**What you will do:** Leaving out the pictures, retype the lines from the beginning of the listing through the line containing "(ftitle) at (1067,40)".

**Material:**

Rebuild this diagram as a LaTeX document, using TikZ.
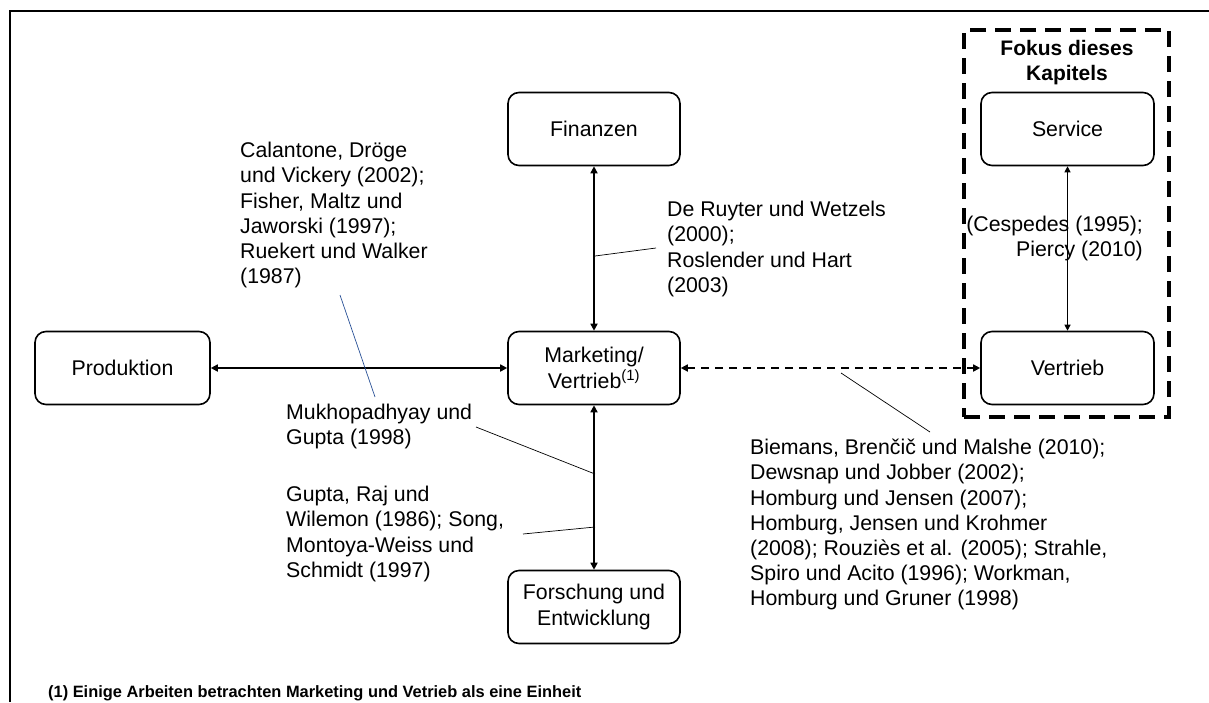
\documentclass[tikz,border=0pt]{standalone}
\usepackage{fontspec}
\setmainfont{Liberation Sans}
\usetikzlibrary{arrows.meta}
\begin{document}
\begin{tikzpicture}[x=1pt,y=-1pt,
  box/.style={draw, line width=1.6pt, rounded corners=11pt, minimum width=172pt, minimum height=73pt, align=center, font=\fontsize{21.3}{25.5}\selectfont, inner sep=0pt},
  lbl/.style={align=left, font=\fontsize{21.3}{25.2}\selectfont, inner sep=0pt, anchor=north west},
  conn/.style={line width=1.6pt, {Triangle[length=7pt,width=7pt]}-{Triangle[length=7pt,width=7pt]}},
  thinconn/.style={line width=1.1pt, {Triangle[length=6pt,width=6pt]}-{Triangle[length=6pt,width=6pt]}},
  dconn/.style={conn, dash pattern=on 8pt off 6pt},
  lead/.style={line width=0.7pt},
  bluelead/.style={line width=0.7pt, draw=leadblue},
  focusbox/.style={draw, line width=4pt, dash pattern=on 16pt off 9pt, minimum width=205pt, minimum height=387pt, inner sep=0pt}
]
\definecolor{leadblue}{RGB}{40,80,150}
\useasboundingbox (0,0) rectangle (1209,702);
\draw[line width=1.2pt] (10,702) -- (10,11) -- (1209,11);

% focus box
\node[focusbox] (focus) at (1066.5,223.5) {};
\node[anchor=north, align=center, inner sep=0pt, font=\fontsize{21}{25}\selectfont\bfseries] (ftitle) at (1067,40) {Fokus dieses\\Kapitels};

% boxes
\node[box] (fin) at (594,129) {Finanzen};
\node[box] (mkt) at (594,368) {Marketing/\\Vertrieb\textsuperscript{(1)}};
\node[box] (fe) at (594,607) {Forschung und\\Entwicklung};
\node[box, minimum width=175pt] (prod) at (122.5,368) {Produktion};
\node[box, minimum width=173pt] (srv) at (1067.5,129) {Service};
\node[box, minimum width=173pt] (vt) at (1067.5,368) {Vertrieb};

% connectors
\draw[conn] (prod) -- (mkt);
\draw[conn] (fin) -- (mkt);
\draw[conn] (mkt) -- (fe);
\draw[thinconn] (srv) -- (vt);
\draw[dconn] (mkt) -- (vt);

% labels
\node[lbl] (calantone) at (240,142) {Calantone, Dröge\\und Vickery (2002);\\Fisher, Maltz und\\Jaworski (1997);\\Ruekert und Walker\\(1987)};
\node[lbl] (ruyter) at (667,201) {De Ruyter und Wetzels\\(2000);\\Roslender und Hart\\(2003)};
\node[lbl, anchor=north east, align=right] (cesp) at (1143,216) {(Cespedes (1995);\\Piercy (2010)};
\node[lbl] (mukho) at (286,404) {Mukhopadhyay und\\Gupta (1998)};
\node[lbl] (gupta) at (286,486) {Gupta, Raj und\\Wilemon (1986); Song,\\Montoya-Weiss und\\Schmidt (1997)};
\node[lbl] (biemans) at (750,439) {Biemans, Brenčič und Malshe (2010);\\Dewsnap und Jobber (2002);\\Homburg und Jensen (2007);\\Homburg, Jensen und Krohmer\\(2008); Rouziès et al. (2005); Strahle,\\Spiro und Acito (1996); Workman,\\Homburg und Gruner (1998)};
\node[anchor=base west, inner sep=0pt, font=\fontsize{16.4}{18}\selectfont\bfseries] (foot) at (48,697) {(1) Einige Arbeiten betrachten Marketing und Vetrieb als eine Einheit};

% leader lines
\coordinate (c1) at (340,295); \coordinate (c2) at (375,397);
\draw[bluelead] (c1) -- (c2);
\coordinate (r1) at (595,256); \coordinate (r2) at (656,248);
\draw[lead] (r1) -- (r2);
\coordinate (m1) at (476,427); \coordinate (m2) at (595,474);
\draw[lead] (m1) -- (m2);
\coordinate (g1) at (523,534); \coordinate (g2) at (595,527);
\draw[lead] (g1) -- (g2);
\coordinate (b1) at (841,373); \coordinate (b2) at (930,432);
\draw[lead] (b1) -- (b2);
\end{tikzpicture}
\end{document}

**Result below:**
Rebuild this diagram as a LaTeX document, using TikZ.
\documentclass[tikz,border=0pt]{standalone}
\usepackage{fontspec}
\setmainfont{Liberation Sans}
\usetikzlibrary{arrows.meta}
\begin{document}
\begin{tikzpicture}[x=1pt,y=-1pt,
  box/.style={draw, line width=1.6pt, rounded corners=11pt, minimum width=172pt, minimum height=73pt, align=center, font=\fontsize{21.3}{25.5}\selectfont, inner sep=0pt},
  lbl/.style={align=left, font=\fontsize{21.3}{25.2}\selectfont, inner sep=0pt, anchor=north west},
  conn/.style={line width=1.6pt, {Triangle[length=7pt,width=7pt]}-{Triangle[length=7pt,width=7pt]}},
  thinconn/.style={line width=1.1pt, {Triangle[length=6pt,width=6pt]}-{Triangle[length=6pt,width=6pt]}},
  dconn/.style={conn, dash pattern=on 8pt off 6pt},
  lead/.style={line width=0.7pt},
  bluelead/.style={line width=0.7pt, draw=leadblue},
  focusbox/.style={draw, line width=4pt, dash pattern=on 16pt off 9pt, minimum width=205pt, minimum height=387pt, inner sep=0pt}
]
\definecolor{leadblue}{RGB}{40,80,150}
\useasboundingbox (0,0) rectangle (1209,702);
\draw[line width=1.2pt] (10,702) -- (10,11) -- (1209,11);

% focus box
\node[focusbox] (focus) at (1066.5,223.5) {};
\node[anchor=north, align=center, inner sep=0pt, font=\fontsize{21}{25}\selectfont\bfseries] (ftitle) at (1067,40) {Fokus dieses\\Kapitels};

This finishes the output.